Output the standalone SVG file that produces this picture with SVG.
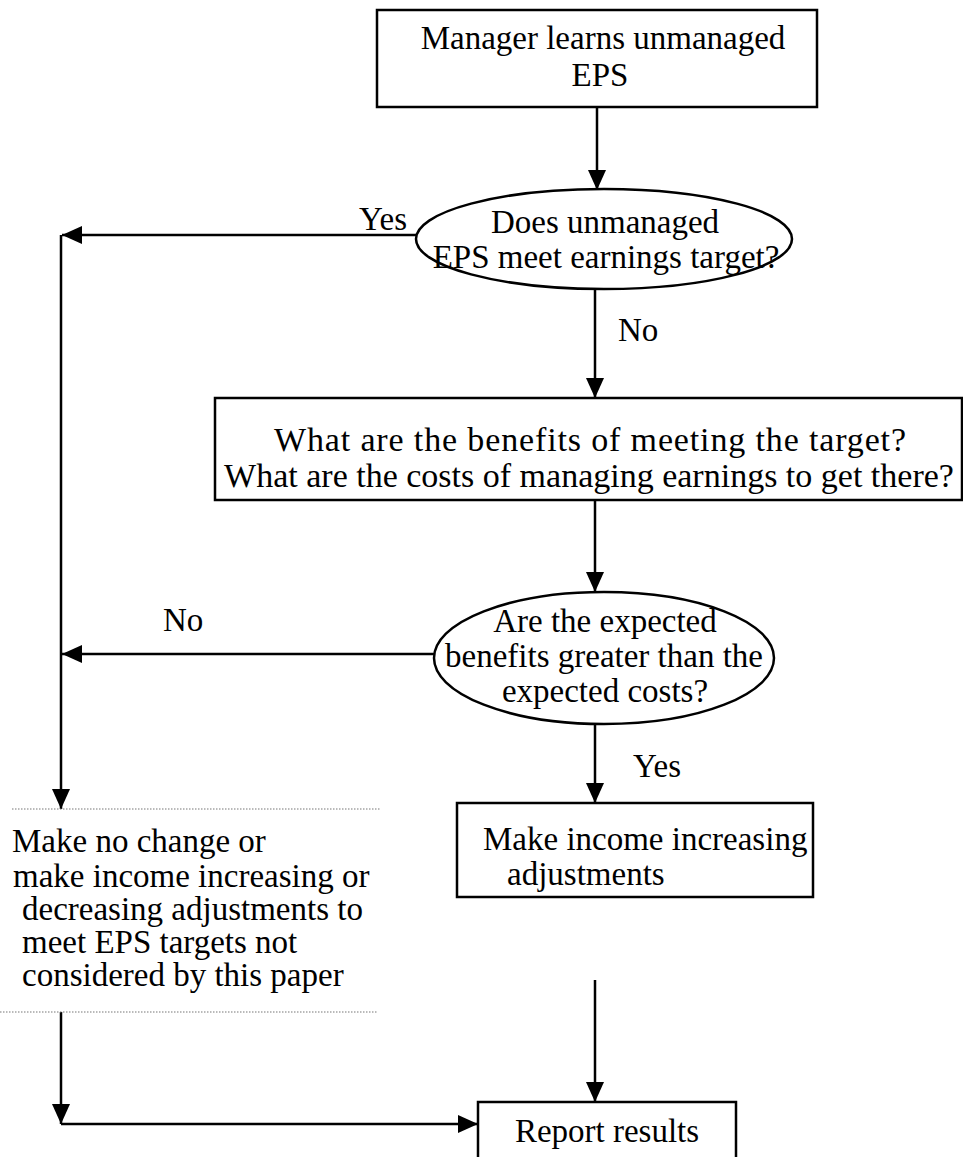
<svg xmlns="http://www.w3.org/2000/svg" width="963" height="1157" viewBox="0 0 963 1157">
<defs>
<marker id="ah" markerUnits="userSpaceOnUse" markerWidth="22" markerHeight="20" refX="20" refY="9" orient="auto">
<path d="M0,0 L20,9 L0,18 z" fill="#000"/>
</marker>
<style>
.t{font-family:"Liberation Serif","Times New Roman",serif;font-size:33px;fill:#000}
.c{text-anchor:middle}
.box{fill:#fff;stroke:#000;stroke-width:2.5}
.ln{fill:none;stroke:#000;stroke-width:2.5}
.dot{stroke:#777;stroke-width:1.2;stroke-dasharray:1.5 1.5}
</style>
</defs>
<rect width="963" height="1157" fill="#fff"/>
<g id="connectors">
<line class="ln" x1="597" y1="107" x2="597" y2="190" marker-end="url(#ah)"/>
<line class="ln" x1="416" y1="235" x2="62" y2="235" marker-end="url(#ah)"/>
<line class="ln" x1="61" y1="235" x2="61" y2="809" marker-end="url(#ah)"/>
<line class="ln" x1="595" y1="290" x2="595" y2="398" marker-end="url(#ah)"/>
<line class="ln" x1="595" y1="500" x2="595" y2="592" marker-end="url(#ah)"/>
<line class="ln" x1="434" y1="654" x2="62" y2="654" marker-end="url(#ah)"/>
<line class="ln" x1="595" y1="724" x2="595" y2="803" marker-end="url(#ah)"/>
<line class="ln" x1="61" y1="1012" x2="61" y2="1124" marker-end="url(#ah)"/>
<line class="ln" x1="61" y1="1124" x2="478" y2="1124" stroke-width="3.5" marker-end="url(#ah)"/>
<line class="ln" x1="595" y1="980" x2="595" y2="1102" marker-end="url(#ah)"/>
<text class="t" x="407" y="230" text-anchor="end">Yes</text>
<text class="t" x="618" y="341">No</text>
<text class="t" x="163" y="631">No</text>
<text class="t" x="633" y="777">Yes</text>
</g>
<g id="n1">
<rect class="box" x="377" y="10" width="440" height="97"/>
<text class="t c" x="603" y="49">Manager learns unmanaged</text>
<text class="t c" x="600" y="86">EPS</text>
</g>
<g id="n2">
<ellipse class="box" cx="604" cy="239" rx="188" ry="50"/>
<text class="t c" x="605" y="233">Does unmanaged</text>
<text class="t c" x="606" y="268">EPS meet earnings target?</text>
</g>
<g id="n3">
<rect class="box" x="215" y="398" width="747" height="102"/>
<text class="t c" x="590" y="451" style="font-size:34px" textLength="632" lengthAdjust="spacing">What are the benefits of meeting the target?</text>
<text class="t c" x="589" y="487" style="font-size:34px">What are the costs of managing earnings to get there?</text>
</g>
<g id="n4">
<ellipse class="box" cx="604" cy="658" rx="170" ry="66"/>
<text class="t c" x="605" y="632">Are the expected</text>
<text class="t c" x="604" y="667">benefits greater than the</text>
<text class="t c" x="605" y="702">expected costs?</text>
</g>
<g id="n5">
<rect class="box" x="457" y="803" width="356" height="94"/>
<text class="t" x="483" y="850">Make income increasing</text>
<text class="t" x="507" y="885">adjustments</text>
</g>
<g id="n6">
<line class="dot" x1="12" y1="809" x2="380" y2="809"/>
<text class="t" x="12" y="852">Make no change or</text>
<text class="t" x="13" y="887">make income increasing or</text>
<text class="t" x="22" y="920">decreasing adjustments to</text>
<text class="t" x="22" y="953">meet EPS targets not</text>
<text class="t" x="22" y="986">considered by this paper</text>
<line class="dot" x1="0" y1="1012" x2="378" y2="1012"/>
</g>
<g id="n7">
<rect class="box" x="478" y="1102" width="258" height="70"/>
<text class="t c" x="607" y="1142">Report results</text>
</g>
</svg>
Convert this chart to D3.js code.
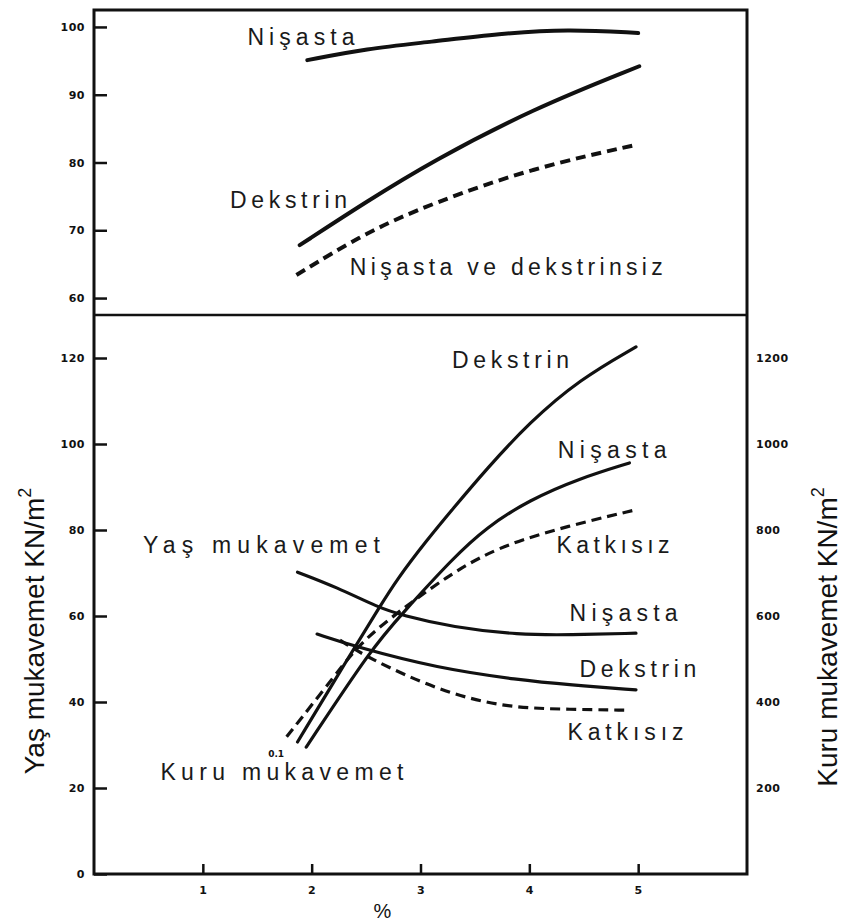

_Task to complete_. Each line of the data is to be duplicated exactly; pictures stay out of the copy.

_Solution for this problem_.
Output the standalone SVG file that produces this picture with SVG.
<svg xmlns="http://www.w3.org/2000/svg" width="963" height="1157" viewBox="0 0 963 1157">
<defs>
<marker id="ah" markerUnits="userSpaceOnUse" markerWidth="22" markerHeight="20" refX="20" refY="9" orient="auto">
<path d="M0,0 L20,9 L0,18 z" fill="#000"/>
</marker>
<style>
.t{font-family:"Liberation Serif","Times New Roman",serif;font-size:33px;fill:#000}
.c{text-anchor:middle}
.box{fill:#fff;stroke:#000;stroke-width:2.5}
.ln{fill:none;stroke:#000;stroke-width:2.5}
.dot{stroke:#777;stroke-width:1.2;stroke-dasharray:1.5 1.5}
</style>
</defs>
<rect width="963" height="1157" fill="#fff"/>
<g id="connectors">
<line class="ln" x1="597" y1="107" x2="597" y2="190" marker-end="url(#ah)"/>
<line class="ln" x1="416" y1="235" x2="62" y2="235" marker-end="url(#ah)"/>
<line class="ln" x1="61" y1="235" x2="61" y2="809" marker-end="url(#ah)"/>
<line class="ln" x1="595" y1="290" x2="595" y2="398" marker-end="url(#ah)"/>
<line class="ln" x1="595" y1="500" x2="595" y2="592" marker-end="url(#ah)"/>
<line class="ln" x1="434" y1="654" x2="62" y2="654" marker-end="url(#ah)"/>
<line class="ln" x1="595" y1="724" x2="595" y2="803" marker-end="url(#ah)"/>
<line class="ln" x1="61" y1="1012" x2="61" y2="1124" marker-end="url(#ah)"/>
<line class="ln" x1="61" y1="1124" x2="478" y2="1124" stroke-width="3.5" marker-end="url(#ah)"/>
<line class="ln" x1="595" y1="980" x2="595" y2="1102" marker-end="url(#ah)"/>
<text class="t" x="407" y="230" text-anchor="end">Yes</text>
<text class="t" x="618" y="341">No</text>
<text class="t" x="163" y="631">No</text>
<text class="t" x="633" y="777">Yes</text>
</g>
<g id="n1">
<rect class="box" x="377" y="10" width="440" height="97"/>
<text class="t c" x="603" y="49">Manager learns unmanaged</text>
<text class="t c" x="600" y="86">EPS</text>
</g>
<g id="n2">
<ellipse class="box" cx="604" cy="239" rx="188" ry="50"/>
<text class="t c" x="605" y="233">Does unmanaged</text>
<text class="t c" x="606" y="268">EPS meet earnings target?</text>
</g>
<g id="n3">
<rect class="box" x="215" y="398" width="747" height="102"/>
<text class="t c" x="590" y="451" style="font-size:34px" textLength="632" lengthAdjust="spacing">What are the benefits of meeting the target?</text>
<text class="t c" x="589" y="487" style="font-size:34px">What are the costs of managing earnings to get there?</text>
</g>
<g id="n4">
<ellipse class="box" cx="604" cy="658" rx="170" ry="66"/>
<text class="t c" x="605" y="632">Are the expected</text>
<text class="t c" x="604" y="667">benefits greater than the</text>
<text class="t c" x="605" y="702">expected costs?</text>
</g>
<g id="n5">
<rect class="box" x="457" y="803" width="356" height="94"/>
<text class="t" x="483" y="850">Make income increasing</text>
<text class="t" x="507" y="885">adjustments</text>
</g>
<g id="n6">
<line class="dot" x1="12" y1="809" x2="380" y2="809"/>
<text class="t" x="12" y="852">Make no change or</text>
<text class="t" x="13" y="887">make income increasing or</text>
<text class="t" x="22" y="920">decreasing adjustments to</text>
<text class="t" x="22" y="953">meet EPS targets not</text>
<text class="t" x="22" y="986">considered by this paper</text>
<line class="dot" x1="0" y1="1012" x2="378" y2="1012"/>
</g>
<g id="n7">
<rect class="box" x="478" y="1102" width="258" height="70"/>
<text class="t c" x="607" y="1142">Report results</text>
</g>
</svg>
Convert this chart to D3.js code.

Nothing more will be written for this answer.